In 1968 he repaid the Kennedy family's favor by standing in for the slain Robert F. Kennedy as a candidate at the 1968 Democratic Nation Convention. The remarkable thing: alone among Democrats, he took his pseudo-run seriously. Asked why delegates should vote for him against fellow anti-Vietnam War aspirant Eugene McCarthy, he responded, "Well—Gene really doesn't want to be President, and I do." Incredibly, little more than sixteen months later, he made the earliest presidential candidacy announcement in history. Las Vegas oddsmaker Jimmy the Greek gave him a 50 to one shot for the 1972 Democratic nomination.
But he won that nomination. And the unlikely victory seemed to vindicate an abiding liberal fantasy, which President Obama sometimes seems to share: that if you just show yourself to be decent enough, the skeptics cannot help but come around. The Nixon campaign against him was merciless, demolishing his old claim to wrap liberalism inside a conciliatory conservative rhetoric. One surrogate, Bob Dole, called him "as close as anyone has yet come to urging outright surrender"; another, Senator Hugh Scott of Pennsylvania, tabbed him the candidate of "acid, abortion, and amnesty"; a "Democrats for Nixon" commercial, portending Mitt Romney's infamous remarks in Boca Raton, said his proposal for a guaranteed minimum income -- which was not much more generous than Nixon's own proposal for a guaranteed minimum income -- would make 53 percent of the country vassals to the other 47. The last Gallup Poll had him down 59 percent to 36. And yet the abiding liberal fantasy survived even that.
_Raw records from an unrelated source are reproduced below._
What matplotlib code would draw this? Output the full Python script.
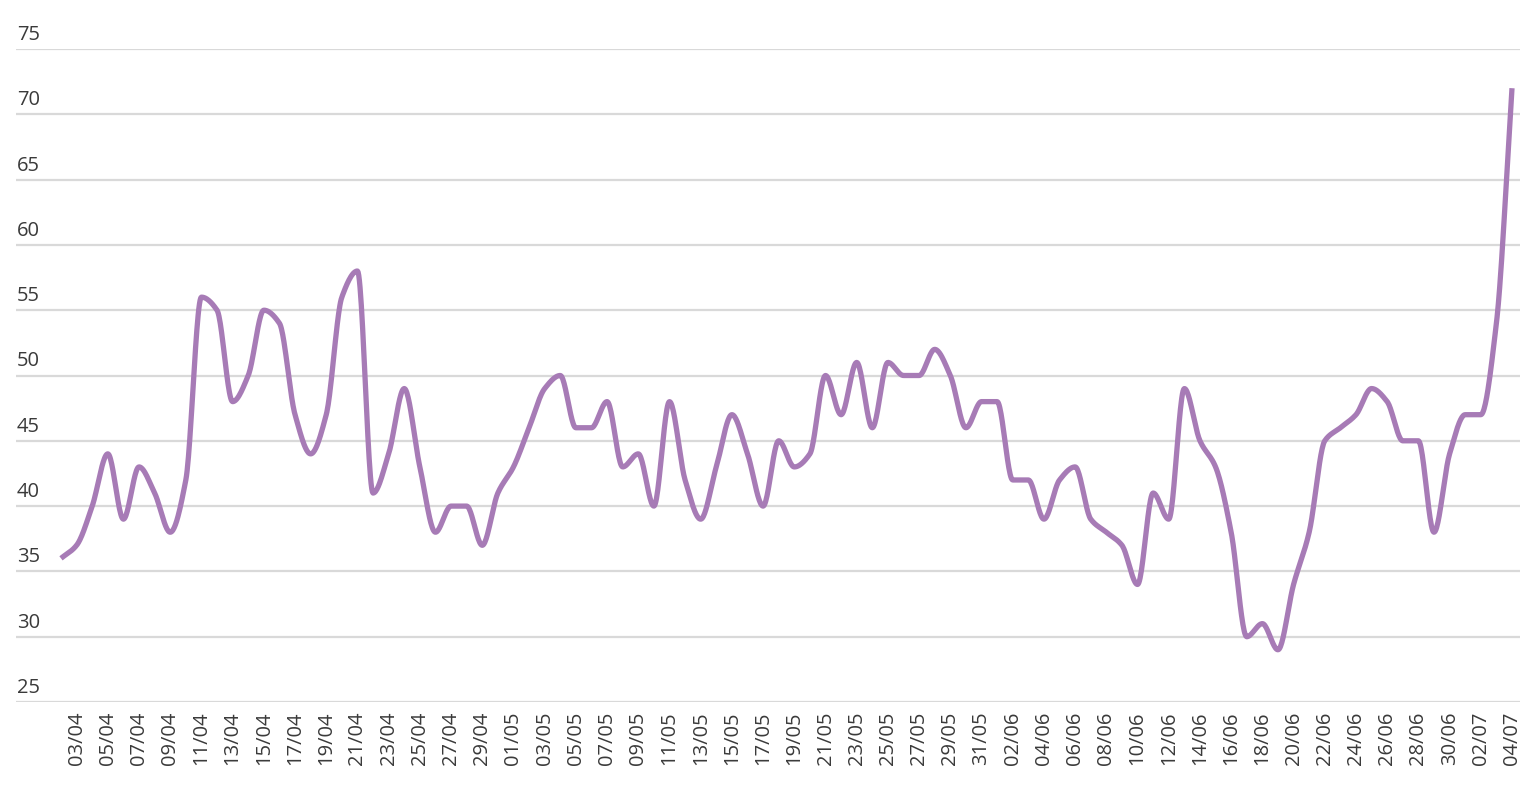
import numpy as np
import matplotlib
matplotlib.use('Agg')
import matplotlib.pyplot as plt
import matplotlib.transforms as mtransforms
from datetime import date, timedelta

# daily values, 02/04 .. 04/07
start = date(2020, 4, 2)
values = [36, 37, 40, 44, 39, 43, 41, 38, 42, 56,
          55, 48, 50, 55, 54, 47, 44, 47, 56, 58,
          41, 44, 49, 43, 38, 40, 40, 37, 41, 43,
          46, 49, 50, 46, 46, 48, 43, 44, 40, 48,
          42, 39, 43, 47, 44, 40, 45, 43, 44, 50,
          47, 51, 46, 51, 50, 50, 52, 50, 46, 48,
          48, 42, 42, 39, 42, 43, 39, 38, 37, 34,
          41, 39, 49, 45, 43, 38, 30, 31, 29, 34,
          38, 45, 46, 47, 49, 48, 45, 45, 38, 44,
          47, 47, 54, 72]
dates = [start + timedelta(days=i) for i in range(len(values))]
labels = [d.strftime('%d/%m') for d in dates]
yticks = [25, 30, 35, 40, 45, 50, 55, 60, 65, 70, 75]

LINE = '#a77bb6'
GRID = '#d9d9d9'
TEXT = '#3a3a3a'


def monotone(x, y, n=24):
    # monotone cubic (Fritsch-Carlson / pchip) through the points
    x = np.asarray(x, float)
    y = np.asarray(y, float)
    h = np.diff(x)
    d = np.diff(y) / h
    m = np.zeros_like(y)
    m[0], m[-1] = d[0], d[-1]
    for k in range(1, len(y) - 1):
        if d[k - 1] * d[k] <= 0:
            m[k] = 0
        else:
            w1 = 2 * h[k] + h[k - 1]
            w2 = h[k] + 2 * h[k - 1]
            m[k] = (w1 + w2) / (w1 / d[k - 1] + w2 / d[k])
    xs, ys = [], []
    for k in range(len(h)):
        t = np.linspace(0, 1, n, endpoint=False)
        h00 = 2 * t**3 - 3 * t**2 + 1
        h10 = t**3 - 2 * t**2 + t
        h01 = -2 * t**3 + 3 * t**2
        h11 = t**3 - t**2
        xs.append(x[k] + t * h[k])
        ys.append(h00 * y[k] + h10 * h[k] * m[k] + h01 * y[k + 1] + h11 * h[k] * m[k + 1])
    xs.append([x[-1]])
    ys.append([y[-1]])
    return np.concatenate(xs), np.concatenate(ys)


plt.rcParams['font.family'] = ['Open Sans', 'DejaVu Sans']

W, H = 1535, 794
fig = plt.figure(figsize=(W / 100, H / 100), dpi=100)
ax = fig.add_axes([16 / W, 1 - 702 / H, (1520 - 16) / W, (702 - 49) / H])

xi = np.arange(len(values))
sx, sy = monotone(xi, values)
ax.plot(sx, sy, color=LINE, lw=3.8, solid_capstyle='butt', zorder=3)

ax.set_ylim(25, 75)
ax.set_xlim(-(61 - 16) / 15.6, len(values) - 1 + (1520 - 1512) / 15.6)

for v in yticks:
    ax.axhline(v, color=GRID, lw=1.6, zorder=1)
    off = mtransforms.offset_copy(ax.get_yaxis_transform(), fig=fig, x=1, y=4, units='dots')
    ax.text(0, v, str(v), transform=off, ha='left', va='bottom',
            fontsize=14.5, color=TEXT)

ax.set_yticks([])
ax.set_xticks(xi[1::2])
ax.set_xticklabels(labels[1::2], rotation=90, fontsize=14.5, color=TEXT)
ax.tick_params(axis='x', length=0, pad=7)
for s in ax.spines.values():
    s.set_visible(False)

fig.savefig('out.png', dpi=100)
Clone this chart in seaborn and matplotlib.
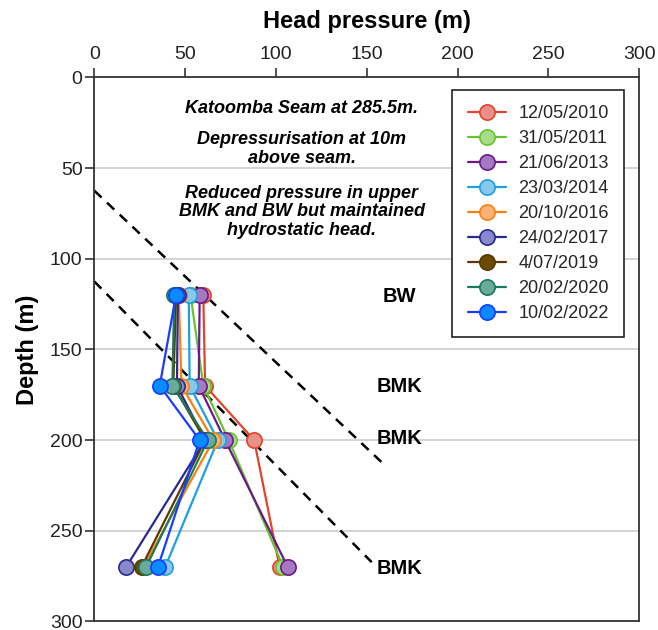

James Reston, in his column the Sunday before Election Day, said "the thought that the American people are going to give Mr. Nixon and his policies and anonymous hucksters and twisters in the White House a landslide popular victory ... is a little hard to imagine." McGovern's idealistic young aides predicted victory outright. (Said one: "There's no way we can lose Texas.") Even after the landslide a novel called President McGovern's First Term held fast to the fantasy—imagining that had McGovern only run a last-minute ad inviting voters to ask, "Do I really trust Richard Nixon? ... Do I want to contribute to giving him a blank check, a license to do what he pleases for four long years?" he would have eked out a victory.
The fact that in real-life McGovern had run exactly that sort of campaign didn't deter the novelist. One of his TV commercials displayed all the headlines correctly laying the Watergate scandal on the Oval Office's doorstep—and when reporters ignored Watergate as an election issue, in an astonishing speech to a conference of UPI editors, McGovern yelled at them, calling Nixon's "the most corrupt administration in history...and every one of you in this room knows it." In another astonishing speech—well, it wasn't really a speech at all: instead, the candidate just played a recording of a Vietnam veteran saying, "I don't think the people really, really understand war and what's going on. We went into villages after they dropped napalm, and the human beings were fused together like pieces of metal that had been soldered."
If only elections could be framed as referenda on decency. If only someone shooting straight from the hip could call Americans to their better selves. If only ... then the world would change. This, more than any alleged policy extremism, was the soul of McGovernism. But Americans were not prepared to be called back to decency like that.
McGovern likely never suspected what Nixon aide Pat Buchanan revealed in testimony to the Senate Watergate hearing: that one of the of the goals of the Nixon reelection campaign's dirty tricks was to manipulate all the other viable Democrats except for McGovern into destroying one another, because they thought McGovern would be easiest to beat. Indeed, political aggression from his opponents seemed to baffle him; he simply never saw it coming. He was a good man in politics, perhaps too good; Mr. Christian, an aide entitled his memoir about him. Although he was a funny sort of Christian. He never seemed to accept that we live in a fallen world.